Promoting sustainable national action to tackle antimicrobial resistance: a proposal to develop an antimicrobial resistance accountability index
Authors: Anderson M, Kluge HHP, Lo Fo Wong D, Butler R, Mossialos E.
Journal: The Lancet Microbiome
Year: 2024
Summary
Antimicrobial resistance (AMR) is one of the most crucial and complex public health crises of the present world. Modelling the effect of AMR on human health indicated that in 2021, 1·14 million deaths worldwide were directly attributable to bacterial AMR. If not addressed optimally, then by 2035, AMR is projected to cost the global economy US$412 billion annually due to additional health-care costs and $443 billion annually due to lost workforce productivity.
International and national efforts to combat AMR have grown steadily over the last decade.
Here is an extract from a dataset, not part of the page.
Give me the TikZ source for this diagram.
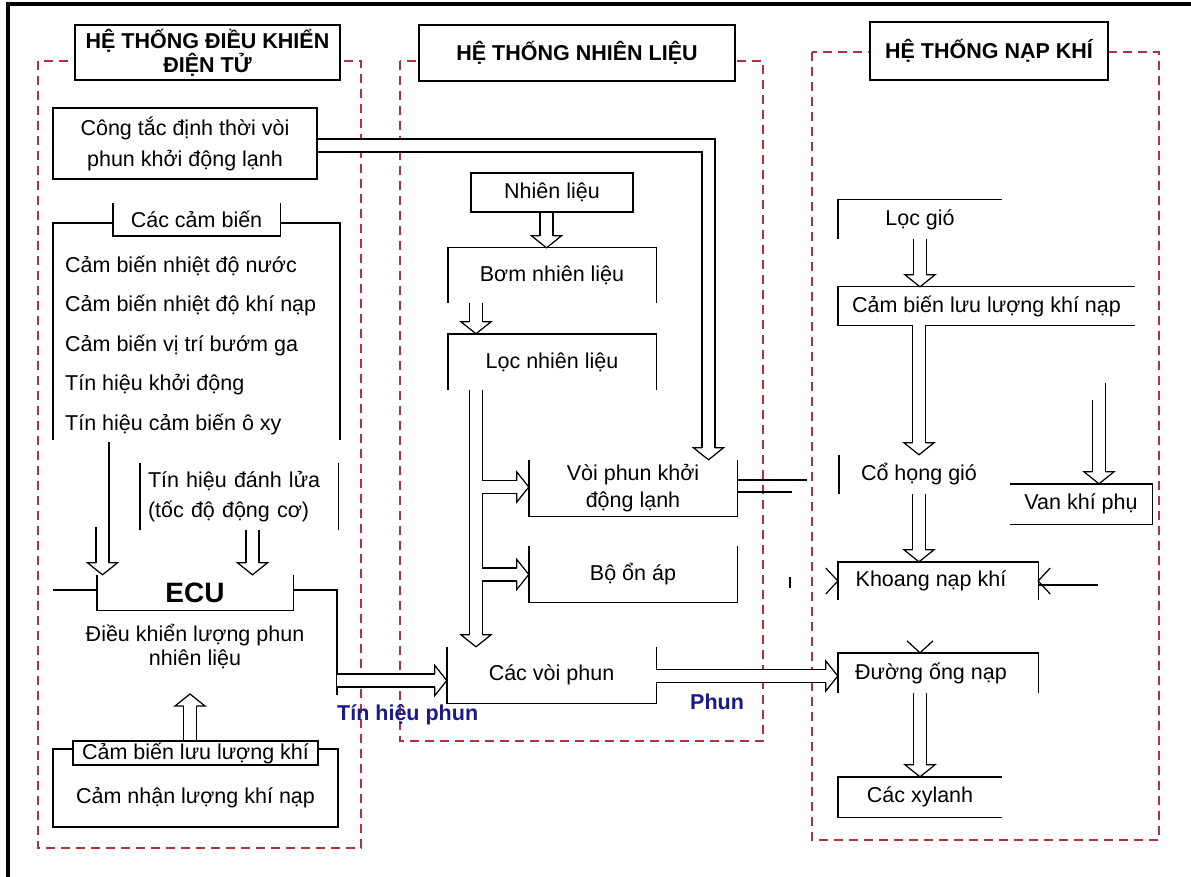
\documentclass[tikz,border=0pt]{standalone}
\usepackage{fontspec}
\setmainfont{Liberation Sans}
\usetikzlibrary{arrows.meta,calc}
\definecolor{dashred}{RGB}{175,50,60}
\definecolor{navyblue}{RGB}{25,25,140}
\begin{document}
\begin{tikzpicture}[x=1pt,y=-1pt,
 every node/.style={font=\fontsize{21.5}{26}\selectfont, inner sep=0pt},
 bx/.style={inner sep=0pt, align=center},
 fr/.style={line width=1.4pt},
 ttl/.style={draw, line width=2pt, fill=white, align=center, font=\bfseries\fontsize{21.5}{20}\selectfont},
 dashbox/.style={draw=dashred, line width=2pt, dash pattern=on 9pt off 6pt},
 dbl/.style={double, double distance=11.5pt, line width=1.3pt, shorten >=12pt},
 lbl/.style={text=navyblue, font=\bfseries\fontsize{21.5}{26}\selectfont},
 hd/.pic={\draw[line width=1.2pt, line join=miter, line cap=butt]
   (-12pt,6.4pt) -- (-12pt,15pt) -- (0pt,0pt) -- (-12pt,-15pt) -- (-12pt,-6.4pt);},
 cv/.pic={\draw[line width=1.2pt, line join=miter]
   (-12pt,13pt) -- (0pt,0pt) -- (-12pt,-13pt);},
]
\useasboundingbox (0,0) rectangle (1191,877);
\fill[white] (0,0) rectangle (1191,877);
% outer black frame
\draw[line width=3.5pt] (8,880) -- (8,4) -- (1195,4);

% dashed groups
\draw[dashbox] (38,61) rectangle (361,848);
\draw[dashbox] (400,61) rectangle (763,741);
\draw[dashbox] (812,52) rectangle (1159,840);

% titles
\node[ttl, minimum width=265pt, minimum height=55pt] (t1) at (207.5,52.5) {HỆ THỐNG ĐIỀU KHIỂN\\ĐIỆN TỬ};
\node[ttl, minimum width=316pt, minimum height=56pt] (t2) at (577,53) {HỆ THỐNG NHIÊN LIỆU};
\node[ttl, minimum width=238pt, minimum height=58pt] (t3) at (989,51) {HỆ THỐNG NẠP KHÍ};

% ---------- left column ----------
\node[bx, draw, line width=1.4pt, minimum width=264pt, minimum height=71pt, font=\fontsize{21.5}{31}\selectfont] (ctac) at (185,143.5) {Công tắc định thời vòi\\phun khởi động lạnh};

\node[bx, minimum width=167pt, minimum height=33pt] (ccb) at (196.5,219.5) {Các cảm biến};
\draw[fr] (ccb.north west) -- (ccb.south west) -- (ccb.south east) -- (ccb.north east);
\draw[fr] (113,223) -- (53,223) -- (53,440);
\draw[fr] (280,223) -- (340,223) -- (340,440);

\node[anchor=west] (s1) at (65,266) {Cảm biến nhiệt độ nước};
\node[anchor=west] (s2) at (65,305.5) {Cảm biến nhiệt độ khí nạp};
\node[anchor=west] (s3) at (65,345) {Cảm biến vị trí bướm ga};
\node[anchor=west] (s4) at (65,384.5) {Tín hiệu khởi động};
\node[anchor=west] (s5) at (65,424) {Tín hiệu cảm biến ô xy};

\node[bx, text width=182pt, inner xsep=8pt, align=left, minimum height=67pt, font=\fontsize{21.5}{30}\selectfont] (dl) at (239,496.5) {Tín hiệu đánh lửa\\(tốc độ động cơ)};
\draw[fr] (dl.north west) -- (dl.south west);
\draw[fr] (dl.north east) -- (dl.south east);

\node[bx, minimum width=196pt, minimum height=35pt, font=\bfseries\fontsize{28}{30}\selectfont] (ecu) at (195,592.5) {ECU};
\draw[fr] (ecu.north west) -- (ecu.south west) -- (ecu.south east) -- (ecu.north east);
\draw[fr] (53,590) -- (97,590);
\draw[fr] (293,590) -- (337,590) -- (337,695);

\coordinate (a1) at (102.5,527);
\draw[fr] (108.9,442) -- (108.9,527);
\draw[dbl] (a1) -- (a1 |- ecu.north);
\pic[rotate=-90] at (a1 |- ecu.north) {hd};
\coordinate (a2) at (252.5,530);
\draw[dbl] (a2) -- (a2 |- ecu.north);
\pic[rotate=-90] at (a2 |- ecu.north) {hd};

\node[align=center, font=\fontsize{21.5}{24}\selectfont] (ecut) at (195,646) {Điều khiển lượng phun\\nhiên liệu};

\node[bx, draw, line width=1.4pt, minimum width=245pt, minimum height=24pt] (mf) at (195.5,753) {Cảm biến lưu lượng khí};
\draw[fr] (73,749) -- (53,749) -- (53,827) -- (338,827) -- (338,749) -- (318,749);
\node (mn) at (195.5,798) {Cảm nhận lượng khí nạp};
\coordinate (a3) at ([xshift=-5.5pt]mf.north);
\coordinate (a3t) at (190,694);
\draw[dbl] (a3) -- (a3t);
\pic[rotate=90] at (a3t) {hd};

% ---------- middle column ----------
\node[bx, draw, line width=1.4pt, minimum width=162pt, minimum height=39pt] (nl) at (552,192.5) {Nhiên liệu};
\node[bx, minimum width=208pt, minimum height=55pt] (bom) at (552,275.5) {Bơm nhiên liệu};
\draw[fr] (bom.south west) -- (bom.north west) -- (bom.north east) -- (bom.south east);
\node[bx, minimum width=208pt, minimum height=56pt] (loc) at (552,362) {Lọc nhiên liệu};
\draw[fr] (loc.south west) -- (loc.north west) -- (loc.north east) -- (loc.south east);
\node[bx, minimum width=208pt, minimum height=56pt, font=\fontsize{21.5}{27}\selectfont] (vp) at (633,488) {Vòi phun khởi\\động lạnh};
\draw[fr] (vp.north west) -- (vp.south west) -- (vp.south east) -- (vp.north east);
\node[bx, minimum width=208pt, minimum height=56pt] (boa) at (633,574) {Bộ ổn áp};
\draw[fr] (boa.north west) -- (boa.south west) -- (boa.south east) -- (boa.north east);
\node[bx, minimum width=209pt, minimum height=56pt] (cvp) at (551.5,675) {Các vòi phun};
\draw[fr] (cvp.north west) -- (cvp.south west) -- (cvp.south east) -- (cvp.north east);

\coordinate (f1) at ([xshift=-5.5pt]nl.south);
\draw[dbl] (f1) -- (f1 |- bom.north);
\pic[rotate=-90] at (f1 |- bom.north) {hd};
\coordinate (f2) at (476,303);
\draw[dbl] (f2 |- bom.south) -- (f2 |- loc.north);
\pic[rotate=-90] at (f2 |- loc.north) {hd};
\draw[dbl] (f2 |- loc.south) -- (f2 |- cvp.north);
\pic[rotate=-90] at (f2 |- cvp.north) {hd};
\coordinate (br1) at (481.8,487);
\draw[dbl] (br1) -- (br1 -| vp.west);
\pic at (br1 -| vp.west) {hd};
\coordinate (br2) at (481.8,574.5);
\draw[dbl] (br2) -- (br2 -| boa.west);
\pic at (br2 -| boa.west) {hd};

\coordinate (c1) at ([yshift=-2pt]ctac.east);
\coordinate (vptop) at ([xshift=75.5pt]vp.north);
\draw[dbl] (c1) -| (vptop);
\pic[rotate=-90] at (vptop) {hd};

\draw[fr] ([yshift=8pt]vp.east) -- ++(70,0);
\draw[fr] ([yshift=-4pt]vp.east) -- ++(55,0);

\coordinate (ecuR) at (337,680.5);
\draw[dbl] (ecuR) -- (ecuR -| cvp.west);
\pic at (ecuR -| cvp.west) {hd};
\node[lbl, anchor=west] (tp) at (337,715) {Tín hiệu phun};

\coordinate (c3) at ([yshift=-1pt]cvp.east);

% ---------- right column ----------
\node[bx, minimum width=164pt, minimum height=39pt] (lg) at (920,219.5) {Lọc gió};
\draw[fr] (lg.south west) -- (lg.north west) -- (lg.north east);
\node[bx, minimum width=297pt, minimum height=38pt] (cb) at (986.5,306) {Cảm biến lưu lượng khí nạp};
\draw[fr] (cb.north east) -- (cb.north west) -- (cb.south west) -- (cb.south east);
\node[bx, minimum width=160pt, minimum height=39pt] (chg) at (919,474.5) {Cổ họng gió};
\draw[fr] (chg.north west) -- (chg.south west);
\node[bx, minimum width=142pt, minimum height=40pt] (vkp) at (1081,504) {Van khí phụ};
\draw[fr] (vkp.north west) -- (vkp.north east) -- (vkp.south east) -- (vkp.south west);
\node[bx, minimum width=200pt, minimum height=38pt] (kn) at (938,581) {Khoang nạp khí\hspace*{14pt}};
\draw[fr] (kn.south west) -- (kn.north west) -- (kn.north east) -- (kn.south east);
\node[bx, minimum width=200pt, minimum height=40pt] (dong) at (938,673) {Đường ống nạp\hspace*{14pt}};
\draw[fr] (dong.south west) -- (dong.north west) -- (dong.north east) -- (dong.south east);
\node[bx, minimum width=164pt, minimum height=40pt] (cxl) at (920,797) {Các xylanh};
\draw[fr] (cxl.north east) -- (cxl.north west) -- (cxl.south west) -- (cxl.south east);

\draw[dbl] (c3) -- (c3 -| dong.west);
\pic at (c3 -| dong.west) {hd};
\node[lbl, anchor=west] (ph) at (690,702) {Phun};

\draw[dbl] (lg.south) -- (lg.south |- cb.north);
\pic[rotate=-90] at (lg.south |- cb.north) {hd};
\draw[dbl] (chg.north |- cb.south) -- (chg.north);
\pic[rotate=-90] at (chg.north) {hd};
\draw[dbl] (chg.south) -- (chg.south |- kn.north);
\pic[rotate=-90] at (chg.south |- kn.north) {hd};
\coordinate (v1) at (1099,400);
\draw[dbl] (v1) -- (v1 |- vkp.north);
\pic[rotate=-90] at (v1 |- vkp.north) {hd};
\draw[fr] (1105.4,383) -- (1105.4,401);

\coordinate (k1) at (1098,585);
\draw[fr] (k1) -- (k1 -| kn.east);
\pic[rotate=180] at (kn.east) {cv};
\draw[fr] (790,577) -- (790,588);
\pic at (kn.west) {cv};
\coordinate (d1) at ([xshift=-18pt]dong.north);
\pic[rotate=-90] at (d1) {cv};
\draw[dbl] (cxl.north |- dong.south) -- (cxl.north);
\pic[rotate=-90] at (cxl.north) {hd};
\end{tikzpicture}
\end{document}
Two major landmark developments to combat AMR include the launch of the 2015 WHO global action plan on AMR that directed all countries to develop national action plans by 2017 and the 2016 UN political declaration on AMR that included commitments to work at national, regional, and global levels to implement multisectoral action plans in accordance with the One Health approach. Within the WHO European region, member states agreed upon an AMR roadmap for 2023–30 to identify, prioritise, implement, and monitor high-impact interventions to tackle AMR.